== DATASET EXCERPT ==

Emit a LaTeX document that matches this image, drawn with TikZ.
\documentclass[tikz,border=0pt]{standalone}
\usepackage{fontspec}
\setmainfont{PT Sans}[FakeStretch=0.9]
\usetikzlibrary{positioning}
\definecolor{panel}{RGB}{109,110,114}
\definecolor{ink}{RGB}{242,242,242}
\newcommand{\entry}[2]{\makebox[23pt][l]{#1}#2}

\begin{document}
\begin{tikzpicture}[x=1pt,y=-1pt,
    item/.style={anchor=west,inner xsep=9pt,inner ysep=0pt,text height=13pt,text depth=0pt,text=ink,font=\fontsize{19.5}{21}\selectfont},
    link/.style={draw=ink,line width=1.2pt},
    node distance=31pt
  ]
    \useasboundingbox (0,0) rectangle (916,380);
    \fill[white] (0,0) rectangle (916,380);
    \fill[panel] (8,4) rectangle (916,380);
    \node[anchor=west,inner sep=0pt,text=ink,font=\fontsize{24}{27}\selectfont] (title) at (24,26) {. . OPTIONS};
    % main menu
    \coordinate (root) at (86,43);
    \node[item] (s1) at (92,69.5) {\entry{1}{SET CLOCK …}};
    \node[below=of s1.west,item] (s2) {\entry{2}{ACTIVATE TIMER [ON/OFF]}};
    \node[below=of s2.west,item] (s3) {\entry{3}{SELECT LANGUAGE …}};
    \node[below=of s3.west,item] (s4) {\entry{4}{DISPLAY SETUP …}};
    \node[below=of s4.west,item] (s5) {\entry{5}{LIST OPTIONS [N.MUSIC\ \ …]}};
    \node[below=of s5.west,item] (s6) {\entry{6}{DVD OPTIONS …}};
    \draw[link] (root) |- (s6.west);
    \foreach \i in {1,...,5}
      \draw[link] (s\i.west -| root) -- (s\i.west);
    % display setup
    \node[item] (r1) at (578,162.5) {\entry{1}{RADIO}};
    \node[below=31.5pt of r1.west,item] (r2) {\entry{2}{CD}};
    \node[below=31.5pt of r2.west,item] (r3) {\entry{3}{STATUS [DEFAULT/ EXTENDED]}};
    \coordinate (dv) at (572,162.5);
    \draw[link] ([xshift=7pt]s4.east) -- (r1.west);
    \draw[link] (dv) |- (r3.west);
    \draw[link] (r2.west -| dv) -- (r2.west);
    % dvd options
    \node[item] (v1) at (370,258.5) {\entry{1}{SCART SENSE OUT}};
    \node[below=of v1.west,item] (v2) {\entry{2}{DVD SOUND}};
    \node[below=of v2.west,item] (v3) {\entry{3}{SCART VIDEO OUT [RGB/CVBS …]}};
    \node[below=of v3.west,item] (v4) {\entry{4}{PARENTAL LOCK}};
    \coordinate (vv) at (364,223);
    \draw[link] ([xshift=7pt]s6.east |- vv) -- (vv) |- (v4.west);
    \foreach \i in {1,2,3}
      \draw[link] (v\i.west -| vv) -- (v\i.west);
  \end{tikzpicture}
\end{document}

===

EXERCISE REQUIREMENTS: Repeat the data above, word for word.

TASK ANSWER:
Emit a LaTeX document that matches this image, drawn with TikZ.
\documentclass[tikz,border=0pt]{standalone}
\usepackage{fontspec}
\setmainfont{PT Sans}[FakeStretch=0.9]
\usetikzlibrary{positioning}
\definecolor{panel}{RGB}{109,110,114}
\definecolor{ink}{RGB}{242,242,242}
\newcommand{\entry}[2]{\makebox[23pt][l]{#1}#2}

\begin{document}
\begin{tikzpicture}[x=1pt,y=-1pt,
    item/.style={anchor=west,inner xsep=9pt,inner ysep=0pt,text height=13pt,text depth=0pt,text=ink,font=\fontsize{19.5}{21}\selectfont},
    link/.style={draw=ink,line width=1.2pt},
    node distance=31pt
  ]
    \useasboundingbox (0,0) rectangle (916,380);
    \fill[white] (0,0) rectangle (916,380);
    \fill[panel] (8,4) rectangle (916,380);
    \node[anchor=west,inner sep=0pt,text=ink,font=\fontsize{24}{27}\selectfont] (title) at (24,26) {. . OPTIONS};
    % main menu
    \coordinate (root) at (86,43);
    \node[item] (s1) at (92,69.5) {\entry{1}{SET CLOCK …}};
    \node[below=of s1.west,item] (s2) {\entry{2}{ACTIVATE TIMER [ON/OFF]}};
    \node[below=of s2.west,item] (s3) {\entry{3}{SELECT LANGUAGE …}};
    \node[below=of s3.west,item] (s4) {\entry{4}{DISPLAY SETUP …}};
    \node[below=of s4.west,item] (s5) {\entry{5}{LIST OPTIONS [N.MUSIC\ \ …]}};
    \node[below=of s5.west,item] (s6) {\entry{6}{DVD OPTIONS …}};
    \draw[link] (root) |- (s6.west);
    \foreach \i in {1,...,5}
      \draw[link] (s\i.west -| root) -- (s\i.west);
    % display setup
    \node[item] (r1) at (578,162.5) {\entry{1}{RADIO}};
    \node[below=31.5pt of r1.west,item] (r2) {\entry{2}{CD}};
    \node[below=31.5pt of r2.west,item] (r3) {\entry{3}{STATUS [DEFAULT/ EXTENDED]}};
    \coordinate (dv) at (572,162.5);
    \draw[link] ([xshift=7pt]s4.east) -- (r1.west);
    \draw[link] (dv) |- (r3.west);
    \draw[link] (r2.west -| dv) -- (r2.west);
    % dvd options
    \node[item] (v1) at (370,258.5) {\entry{1}{SCART SENSE OUT}};
    \node[below=of v1.west,item] (v2) {\entry{2}{DVD SOUND}};
    \node[below=of v2.west,item] (v3) {\entry{3}{SCART VIDEO OUT [RGB/CVBS …]}};
    \node[below=of v3.west,item] (v4) {\entry{4}{PARENTAL LOCK}};
    \coordinate (vv) at (364,223);
    \draw[link] ([xshift=7pt]s6.east |- vv) -- (vv) |- (v4.west);
    \foreach \i in {1,2,3}
      \draw[link] (v\i.west -| vv) -- (v\i.west);
  \end{tikzpicture}
\end{document}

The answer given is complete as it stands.